WHAT YOU NEED TO DO:
Repeat everything from the first line of the listing below through the line that contains "M137 78v8M157.7 78v6M178.3", exactly. Leave out pictures.

PROVIDED MATERIAL:
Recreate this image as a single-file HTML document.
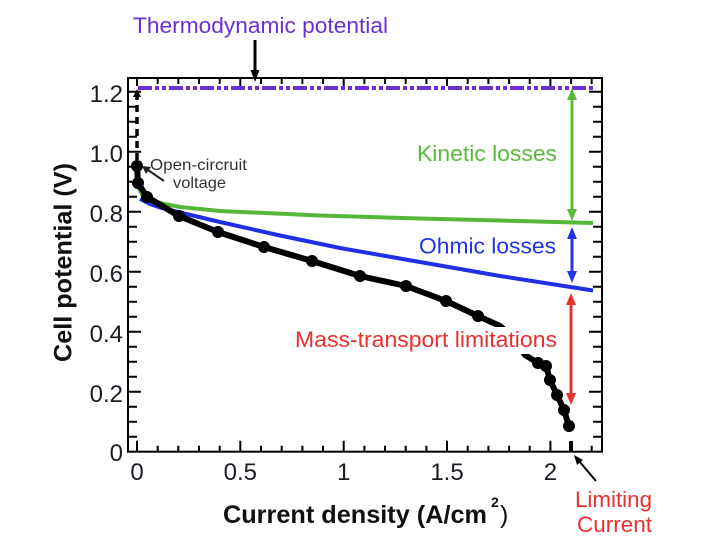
<!DOCTYPE html>
<html><head><meta charset="utf-8"><style>
html,body{margin:0;padding:0;background:#fff;}
svg{display:block;}
text{font-family:"Liberation Sans",Arial,sans-serif;}
</style></head><body>
<svg width="720" height="549" viewBox="0 0 720 549" xmlns="http://www.w3.org/2000/svg">
<rect width="720" height="549" fill="#fff"/>
<!-- frame -->
<rect x="128" y="78" width="474" height="373.7" fill="none" stroke="#000" stroke-width="2"/>
<!-- ticks -->
<path fill="none" stroke="#000" stroke-width="2" d="
M128 436.7h9M128 421.7h9M128 406.7h9M128 391.7h13M128 376.7h9M128 361.7h9M128 346.7h9M128 331.7h13M128 316.7h9M128 301.7h9M128 286.7h9M128 271.7h13M128 256.7h9M128 241.7h9M128 226.7h9M128 211.7h13M128 196.7h9M128 181.7h9M128 166.7h9M128 151.7h13M128 136.7h9M128 121.7h9M128 106.7h9M128 91.7h13
M602 436.7h-9M602 421.7h-9M602 406.7h-9M602 391.7h-13M602 376.7h-9M602 361.7h-9M602 346.7h-9M602 331.7h-13M602 316.7h-9M602 301.7h-9M602 286.7h-9M602 271.7h-13M602 256.7h-9M602 241.7h-9M602 226.7h-9M602 211.7h-13M602 196.7h-9M602 181.7h-9M602 166.7h-9M602 151.7h-13M602 136.7h-9M602 121.7h-9M602 106.7h-9M602 91.7h-13
M137 451.7v-11M157.7 451.7v-6M178.3 451.7v-6M199 451.7v-6M219.7 451.7v-6M240.3 451.7v-11M261 451.7v-6M281.7 451.7v-6M302.4 451.7v-6M323 451.7v-6M343.7 451.7v-11M364.4 451.7v-6M385 451.7v-6M405.7 451.7v-6M426.4 451.7v-6M447 451.7v-11M467.7 451.7v-6M488.4 451.7v-6M509.1 451.7v-6M529.7 451.7v-6M550.4 451.7v-11M571.1 451.7v-6M591.7 451.7v-6
M137 78v8M157.7 78v6M178.3 78v6M199 78v6M219.7 78v6M240.3 78v8M261 78v6M281.7 78v6M302.4 78v6M323 78v6M343.7 78v8M364.4 78v6M385 78v6M405.7 78v6M426.4 78v6M447 78v8M467.7 78v6M488.4 78v6M509.1 78v6M529.7 78v6M550.4 78v8M571.1 78v6M591.7 78v6"/>

<!-- tick labels -->
<g font-size="24" fill="#1c1c28" text-anchor="end">
<text x="123" y="102">1.2</text>
<text x="123" y="162">1.0</text>
<text x="123" y="222">0.8</text>
<text x="123" y="282">0.6</text>
<text x="123" y="342">0.4</text>
<text x="123" y="402">0.2</text>
<text x="123" y="461">0</text>
</g>
<g font-size="24" fill="#1c1c28" text-anchor="middle">
<text x="137" y="480">0</text>
<text x="240.3" y="480">0.5</text>
<text x="343.7" y="480">1</text>
<text x="447" y="480">1.5</text>
<text x="550.4" y="480">2</text>
</g>

<!-- axis labels -->
<text x="223" y="523" font-size="25" font-weight="bold" fill="#111" textLength="264" lengthAdjust="spacingAndGlyphs">Current density (A/cm</text>
<text x="491" y="507" font-size="14" font-weight="bold" fill="#111">2</text>
<text x="500" y="523" font-size="25" fill="#111">)</text>
<text transform="translate(71.5,262.5) rotate(-90)" text-anchor="middle" font-size="25" font-weight="bold" fill="#111" textLength="199" lengthAdjust="spacingAndGlyphs">Cell potential (V)</text>

<!-- thermodynamic line -->
<line x1="138" y1="88" x2="593" y2="88" stroke="#6a2fd6" stroke-width="4" stroke-dasharray="14 3 4 3 4 3"/>
<!-- dashed vertical OCV line -->
<line x1="137" y1="93" x2="137" y2="166" stroke="#000" stroke-width="3.5" stroke-dasharray="7 5"/>
<polygon points="137,89 133,97 141,97" fill="#000"/>

<!-- green kinetic curve -->
<polyline fill="none" stroke="#55b83a" stroke-width="4" stroke-linejoin="round" points="137,185 142,194 150,200 165,204 180,207 220,211 320,215.5 420,218.5 500,220.5 593,223"/>
<!-- blue ohmic line -->
<polyline fill="none" stroke="#1f30e4" stroke-width="4" stroke-linejoin="round" points="140,199 150,204 160,207.5 178,212 220,222 280,235.5 340,248 420,262 500,276 593,290.5"/>

<!-- black data curve -->
<polyline fill="none" stroke="#000" stroke-width="6" stroke-linejoin="round" points="137,166 138,183 147,197 179,216 218,232 264,247 312,261 360,276 406,286 446,301 478,316 500,326 514,338 525,355 538,363 546,366 550,380 557,395 564,410 569,426"/>
<g fill="#000">
<circle cx="137" cy="166" r="6"/>
<circle cx="138" cy="183" r="6"/>
<circle cx="147" cy="197" r="6"/>
<circle cx="179" cy="216" r="6"/>
<circle cx="218" cy="232" r="6"/>
<circle cx="264" cy="247" r="6"/>
<circle cx="312" cy="261" r="6"/>
<circle cx="360" cy="276" r="6"/>
<circle cx="406" cy="286" r="6"/>
<circle cx="446" cy="301" r="6"/>
<circle cx="478" cy="316" r="6"/>
<circle cx="538" cy="363" r="6"/>
<circle cx="546" cy="366" r="6"/>
<circle cx="550" cy="380" r="6"/>
<circle cx="557" cy="395" r="6"/>
<circle cx="564" cy="410" r="6"/>
<circle cx="569" cy="426" r="6"/>
</g>
<line x1="571" y1="441" x2="571" y2="451" stroke="#000" stroke-width="4"/>

<!-- double arrows -->
<line x1="572" y1="98" x2="572" y2="211" stroke="#5cb83c" stroke-width="3"/>
<polygon points="572,88 567,100 577,100" fill="#5cb83c"/>
<polygon points="572,221 567,209 577,209" fill="#5cb83c"/>
<line x1="572" y1="236" x2="572" y2="274" stroke="#1f35e6" stroke-width="3"/>
<polygon points="572,227 567,239 577,239" fill="#1f35e6"/>
<polygon points="572,283 567,271 577,271" fill="#1f35e6"/>
<line x1="571" y1="302" x2="571" y2="396" stroke="#e8312f" stroke-width="3"/>
<polygon points="571,293 566,305 576,305" fill="#e8312f"/>
<polygon points="571,405 566,393 576,393" fill="#e8312f"/>

<!-- thermodynamic arrow -->
<line x1="255" y1="40" x2="255" y2="72" stroke="#000" stroke-width="3"/>
<polygon points="255,82 250.5,70 259.5,70" fill="#000"/>
<!-- OCV arrow -->
<line x1="164" y1="181" x2="148" y2="170" stroke="#222" stroke-width="2"/>
<polygon points="142,166 151,167 146,174" fill="#222"/>
<!-- limiting current arrow -->
<line x1="596" y1="481" x2="579" y2="461" stroke="#000" stroke-width="2"/>
<polygon points="574,455 583,460 577,465" fill="#000"/>

<!-- texts -->
<text x="133" y="33" font-size="22.5" fill="#6a2fd6" textLength="255" lengthAdjust="spacingAndGlyphs">Thermodynamic potential</text>
<text x="417" y="161" font-size="22.5" fill="#5cb83c" textLength="140" lengthAdjust="spacingAndGlyphs">Kinetic losses</text>
<text x="419" y="253.5" font-size="22.5" fill="#1f35e6" textLength="137" lengthAdjust="spacingAndGlyphs">Ohmic losses</text>
<rect x="292" y="327" width="267" height="27" fill="#fff"/>
<text x="295" y="347" font-size="22.5" fill="#e8312f" textLength="262" lengthAdjust="spacingAndGlyphs">Mass-transport limitations</text>
<text x="575" y="507" font-size="22" fill="#e8312f" textLength="77" lengthAdjust="spacingAndGlyphs">Limiting</text>
<text x="577" y="532" font-size="22" fill="#e8312f" textLength="75" lengthAdjust="spacingAndGlyphs">Current</text>
<text x="150" y="170" font-size="16" fill="#333" textLength="97" lengthAdjust="spacingAndGlyphs">Open-circruit</text>
<text x="173" y="188" font-size="16" fill="#333" textLength="53" lengthAdjust="spacingAndGlyphs">voltage</text>
</svg>
</body></html>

OUTPUT:
Recreate this image as a single-file HTML document.
<!DOCTYPE html>
<html><head><meta charset="utf-8"><style>
html,body{margin:0;padding:0;background:#fff;}
svg{display:block;}
text{font-family:"Liberation Sans",Arial,sans-serif;}
</style></head><body>
<svg width="720" height="549" viewBox="0 0 720 549" xmlns="http://www.w3.org/2000/svg">
<rect width="720" height="549" fill="#fff"/>
<!-- frame -->
<rect x="128" y="78" width="474" height="373.7" fill="none" stroke="#000" stroke-width="2"/>
<!-- ticks -->
<path fill="none" stroke="#000" stroke-width="2" d="
M128 436.7h9M128 421.7h9M128 406.7h9M128 391.7h13M128 376.7h9M128 361.7h9M128 346.7h9M128 331.7h13M128 316.7h9M128 301.7h9M128 286.7h9M128 271.7h13M128 256.7h9M128 241.7h9M128 226.7h9M128 211.7h13M128 196.7h9M128 181.7h9M128 166.7h9M128 151.7h13M128 136.7h9M128 121.7h9M128 106.7h9M128 91.7h13
M602 436.7h-9M602 421.7h-9M602 406.7h-9M602 391.7h-13M602 376.7h-9M602 361.7h-9M602 346.7h-9M602 331.7h-13M602 316.7h-9M602 301.7h-9M602 286.7h-9M602 271.7h-13M602 256.7h-9M602 241.7h-9M602 226.7h-9M602 211.7h-13M602 196.7h-9M602 181.7h-9M602 166.7h-9M602 151.7h-13M602 136.7h-9M602 121.7h-9M602 106.7h-9M602 91.7h-13
M137 451.7v-11M157.7 451.7v-6M178.3 451.7v-6M199 451.7v-6M219.7 451.7v-6M240.3 451.7v-11M261 451.7v-6M281.7 451.7v-6M302.4 451.7v-6M323 451.7v-6M343.7 451.7v-11M364.4 451.7v-6M385 451.7v-6M405.7 451.7v-6M426.4 451.7v-6M447 451.7v-11M467.7 451.7v-6M488.4 451.7v-6M509.1 451.7v-6M529.7 451.7v-6M550.4 451.7v-11M571.1 451.7v-6M591.7 451.7v-6
M137 78v8M157.7 78v6M178.3 78v6M199 78v6M219.7 78v6M240.3 78v8M261 78v6M281.7 78v6M302.4 78v6M323 78v6M343.7 78v8M364.4 78v6M385 78v6M405.7 78v6M426.4 78v6M447 78v8M467.7 78v6M488.4 78v6M509.1 78v6M529.7 78v6M550.4 78v8M571.1 78v6M591.7 78v6"/>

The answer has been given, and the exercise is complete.